*THE EXERCISE*.
Repeat the material exactly as it appears.

*DATA PROVIDED*.
■ ■ ■ ■

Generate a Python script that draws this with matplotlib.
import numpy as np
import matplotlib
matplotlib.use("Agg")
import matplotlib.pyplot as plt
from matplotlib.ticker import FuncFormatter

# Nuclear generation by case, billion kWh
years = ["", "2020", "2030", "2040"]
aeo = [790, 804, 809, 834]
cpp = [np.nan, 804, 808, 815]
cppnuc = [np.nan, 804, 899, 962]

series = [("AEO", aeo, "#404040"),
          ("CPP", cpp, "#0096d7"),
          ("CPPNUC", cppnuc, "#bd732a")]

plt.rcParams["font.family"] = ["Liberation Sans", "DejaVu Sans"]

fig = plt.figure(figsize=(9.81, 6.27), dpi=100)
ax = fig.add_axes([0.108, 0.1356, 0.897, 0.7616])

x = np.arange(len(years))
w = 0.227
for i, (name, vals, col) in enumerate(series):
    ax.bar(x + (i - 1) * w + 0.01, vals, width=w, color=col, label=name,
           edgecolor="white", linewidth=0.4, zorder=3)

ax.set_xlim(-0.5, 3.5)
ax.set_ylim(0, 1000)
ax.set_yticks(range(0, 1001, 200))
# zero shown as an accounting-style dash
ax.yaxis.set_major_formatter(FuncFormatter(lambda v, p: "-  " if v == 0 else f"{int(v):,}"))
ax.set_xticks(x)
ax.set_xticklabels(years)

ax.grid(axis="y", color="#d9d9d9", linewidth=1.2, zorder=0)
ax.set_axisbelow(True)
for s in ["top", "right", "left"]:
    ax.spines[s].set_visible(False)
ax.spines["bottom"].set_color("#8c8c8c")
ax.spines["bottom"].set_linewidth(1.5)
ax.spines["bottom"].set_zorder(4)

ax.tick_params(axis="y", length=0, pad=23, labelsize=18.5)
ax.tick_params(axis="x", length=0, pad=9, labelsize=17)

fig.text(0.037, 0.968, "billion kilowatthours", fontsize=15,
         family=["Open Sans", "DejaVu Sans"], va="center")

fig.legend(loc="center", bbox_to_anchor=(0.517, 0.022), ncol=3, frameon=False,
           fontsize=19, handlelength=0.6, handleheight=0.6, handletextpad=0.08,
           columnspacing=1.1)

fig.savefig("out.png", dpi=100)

■ ■ ■ ■

*TASK OUTPUT*.
Generate a Python script that draws this with matplotlib.
import numpy as np
import matplotlib
matplotlib.use("Agg")
import matplotlib.pyplot as plt
from matplotlib.ticker import FuncFormatter

# Nuclear generation by case, billion kWh
years = ["", "2020", "2030", "2040"]
aeo = [790, 804, 809, 834]
cpp = [np.nan, 804, 808, 815]
cppnuc = [np.nan, 804, 899, 962]

series = [("AEO", aeo, "#404040"),
          ("CPP", cpp, "#0096d7"),
          ("CPPNUC", cppnuc, "#bd732a")]

plt.rcParams["font.family"] = ["Liberation Sans", "DejaVu Sans"]

fig = plt.figure(figsize=(9.81, 6.27), dpi=100)
ax = fig.add_axes([0.108, 0.1356, 0.897, 0.7616])

x = np.arange(len(years))
w = 0.227
for i, (name, vals, col) in enumerate(series):
    ax.bar(x + (i - 1) * w + 0.01, vals, width=w, color=col, label=name,
           edgecolor="white", linewidth=0.4, zorder=3)

ax.set_xlim(-0.5, 3.5)
ax.set_ylim(0, 1000)
ax.set_yticks(range(0, 1001, 200))
# zero shown as an accounting-style dash
ax.yaxis.set_major_formatter(FuncFormatter(lambda v, p: "-  " if v == 0 else f"{int(v):,}"))
ax.set_xticks(x)
ax.set_xticklabels(years)

ax.grid(axis="y", color="#d9d9d9", linewidth=1.2, zorder=0)
ax.set_axisbelow(True)
for s in ["top", "right", "left"]:
    ax.spines[s].set_visible(False)
ax.spines["bottom"].set_color("#8c8c8c")
ax.spines["bottom"].set_linewidth(1.5)
ax.spines["bottom"].set_zorder(4)

ax.tick_params(axis="y", length=0, pad=23, labelsize=18.5)
ax.tick_params(axis="x", length=0, pad=9, labelsize=17)

fig.text(0.037, 0.968, "billion kilowatthours", fontsize=15,
         family=["Open Sans", "DejaVu Sans"], va="center")

fig.legend(loc="center", bbox_to_anchor=(0.517, 0.022), ncol=3, frameon=False,
           fontsize=19, handlelength=0.6, handleheight=0.6, handletextpad=0.08,
           columnspacing=1.1)

fig.savefig("out.png", dpi=100)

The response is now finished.